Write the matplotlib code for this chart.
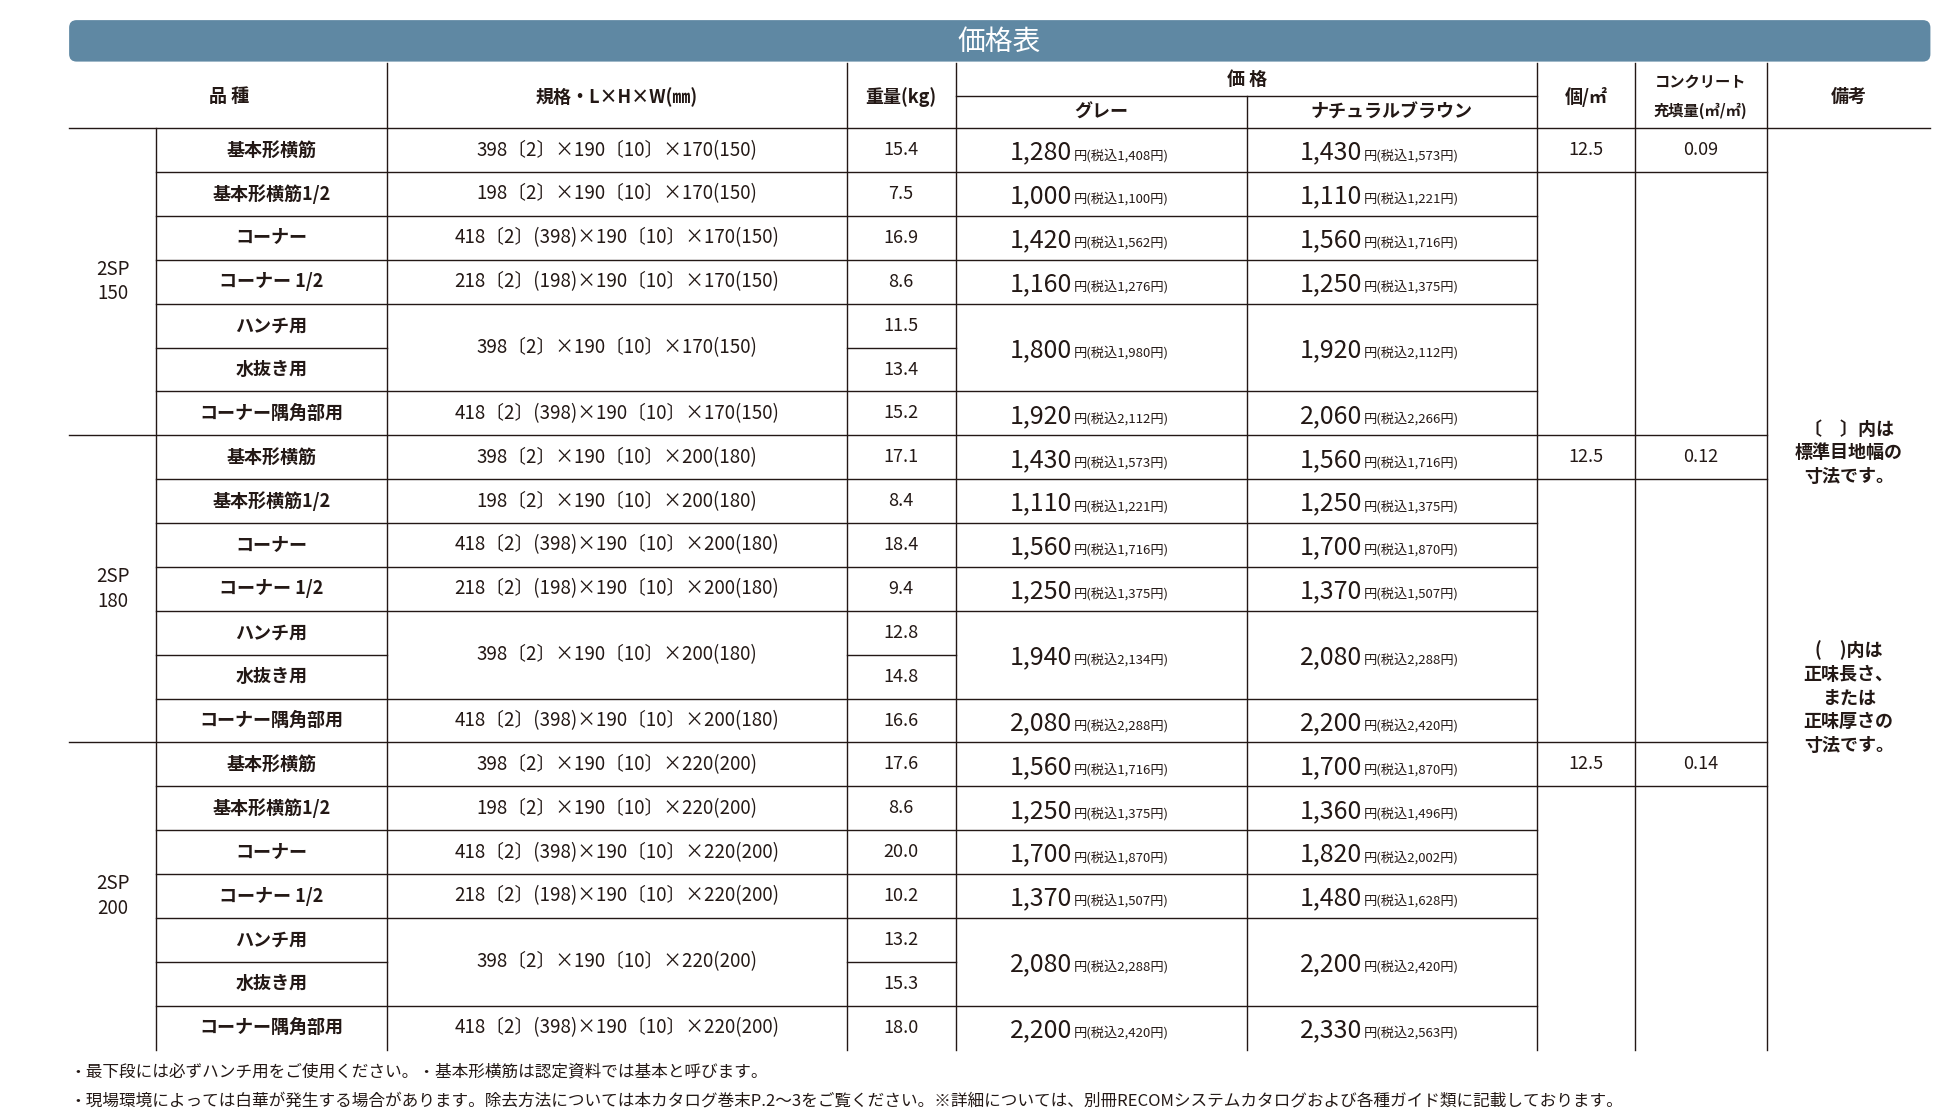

--

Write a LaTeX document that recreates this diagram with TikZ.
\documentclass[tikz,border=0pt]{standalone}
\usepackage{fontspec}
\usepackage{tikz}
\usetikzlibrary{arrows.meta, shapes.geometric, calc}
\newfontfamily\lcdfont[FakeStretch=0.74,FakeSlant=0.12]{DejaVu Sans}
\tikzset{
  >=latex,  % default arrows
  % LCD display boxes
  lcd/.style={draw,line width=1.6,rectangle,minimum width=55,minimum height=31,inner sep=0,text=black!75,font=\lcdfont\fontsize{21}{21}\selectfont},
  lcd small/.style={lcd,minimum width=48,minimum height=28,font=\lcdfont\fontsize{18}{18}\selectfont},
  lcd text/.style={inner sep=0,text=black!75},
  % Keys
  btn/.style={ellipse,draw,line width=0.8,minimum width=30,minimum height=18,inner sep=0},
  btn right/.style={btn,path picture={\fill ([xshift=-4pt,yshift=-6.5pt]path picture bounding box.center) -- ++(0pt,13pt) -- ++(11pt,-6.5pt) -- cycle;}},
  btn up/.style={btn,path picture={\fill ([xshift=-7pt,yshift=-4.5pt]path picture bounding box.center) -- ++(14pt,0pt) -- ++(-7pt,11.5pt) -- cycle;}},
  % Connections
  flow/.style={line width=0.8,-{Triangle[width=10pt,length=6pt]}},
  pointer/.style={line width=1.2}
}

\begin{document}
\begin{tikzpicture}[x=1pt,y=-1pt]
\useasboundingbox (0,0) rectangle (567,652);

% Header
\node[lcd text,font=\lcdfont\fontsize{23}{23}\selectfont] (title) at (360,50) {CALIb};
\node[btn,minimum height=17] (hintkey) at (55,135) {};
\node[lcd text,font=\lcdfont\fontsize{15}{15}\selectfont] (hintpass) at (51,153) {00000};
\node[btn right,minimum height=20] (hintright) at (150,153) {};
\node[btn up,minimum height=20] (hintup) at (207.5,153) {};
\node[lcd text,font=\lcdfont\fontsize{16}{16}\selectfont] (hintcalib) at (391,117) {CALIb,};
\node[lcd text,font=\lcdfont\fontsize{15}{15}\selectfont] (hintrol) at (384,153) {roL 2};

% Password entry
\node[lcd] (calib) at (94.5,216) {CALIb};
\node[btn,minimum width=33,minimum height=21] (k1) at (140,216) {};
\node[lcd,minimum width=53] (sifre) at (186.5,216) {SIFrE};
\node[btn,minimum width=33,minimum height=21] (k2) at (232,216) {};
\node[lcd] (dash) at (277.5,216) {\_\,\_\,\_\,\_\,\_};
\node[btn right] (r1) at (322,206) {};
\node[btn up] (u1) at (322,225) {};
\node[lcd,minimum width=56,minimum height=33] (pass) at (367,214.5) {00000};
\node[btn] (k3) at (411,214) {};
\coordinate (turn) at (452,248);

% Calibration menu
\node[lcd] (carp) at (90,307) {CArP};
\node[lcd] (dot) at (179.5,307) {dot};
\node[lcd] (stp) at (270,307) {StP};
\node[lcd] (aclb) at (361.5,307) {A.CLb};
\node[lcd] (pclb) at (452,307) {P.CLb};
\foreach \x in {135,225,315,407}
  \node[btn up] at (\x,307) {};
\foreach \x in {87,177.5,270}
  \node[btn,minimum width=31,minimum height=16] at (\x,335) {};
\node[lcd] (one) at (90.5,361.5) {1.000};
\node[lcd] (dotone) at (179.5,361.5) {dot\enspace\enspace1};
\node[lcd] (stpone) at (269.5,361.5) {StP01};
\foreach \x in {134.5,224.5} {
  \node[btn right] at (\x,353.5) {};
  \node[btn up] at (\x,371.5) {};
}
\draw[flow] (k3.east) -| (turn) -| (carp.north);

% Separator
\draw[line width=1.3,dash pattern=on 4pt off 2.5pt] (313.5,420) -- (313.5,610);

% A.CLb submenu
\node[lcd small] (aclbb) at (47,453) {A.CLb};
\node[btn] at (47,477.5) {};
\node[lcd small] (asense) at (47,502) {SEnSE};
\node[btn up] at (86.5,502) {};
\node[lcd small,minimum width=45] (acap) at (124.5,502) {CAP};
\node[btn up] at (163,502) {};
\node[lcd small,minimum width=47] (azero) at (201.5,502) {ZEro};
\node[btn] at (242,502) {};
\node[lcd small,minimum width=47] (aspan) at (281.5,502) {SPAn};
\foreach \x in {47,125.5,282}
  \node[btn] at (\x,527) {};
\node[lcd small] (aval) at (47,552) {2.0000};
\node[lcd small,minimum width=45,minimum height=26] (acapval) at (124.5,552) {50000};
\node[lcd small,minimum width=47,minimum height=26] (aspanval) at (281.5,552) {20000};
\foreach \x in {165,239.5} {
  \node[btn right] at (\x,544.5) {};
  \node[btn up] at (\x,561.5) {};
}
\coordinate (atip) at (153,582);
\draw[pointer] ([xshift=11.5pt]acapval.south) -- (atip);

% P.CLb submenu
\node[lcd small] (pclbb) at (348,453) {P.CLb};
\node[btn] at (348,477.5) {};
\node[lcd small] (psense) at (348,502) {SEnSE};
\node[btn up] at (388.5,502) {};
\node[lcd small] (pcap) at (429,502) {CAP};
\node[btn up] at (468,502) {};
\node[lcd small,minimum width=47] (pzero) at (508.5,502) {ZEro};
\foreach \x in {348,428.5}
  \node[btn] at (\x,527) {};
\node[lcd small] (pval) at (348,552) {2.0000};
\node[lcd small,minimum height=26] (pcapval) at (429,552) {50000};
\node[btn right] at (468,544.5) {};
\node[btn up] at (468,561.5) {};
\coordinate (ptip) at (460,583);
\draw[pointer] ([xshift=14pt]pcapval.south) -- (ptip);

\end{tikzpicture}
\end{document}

▶ **What to work on**:
Which lines of the material contain the string "this"? List each of them.

▶ **Answer to the exercise**:
Write the matplotlib code for this chart.
Write a LaTeX document that recreates this diagram with TikZ.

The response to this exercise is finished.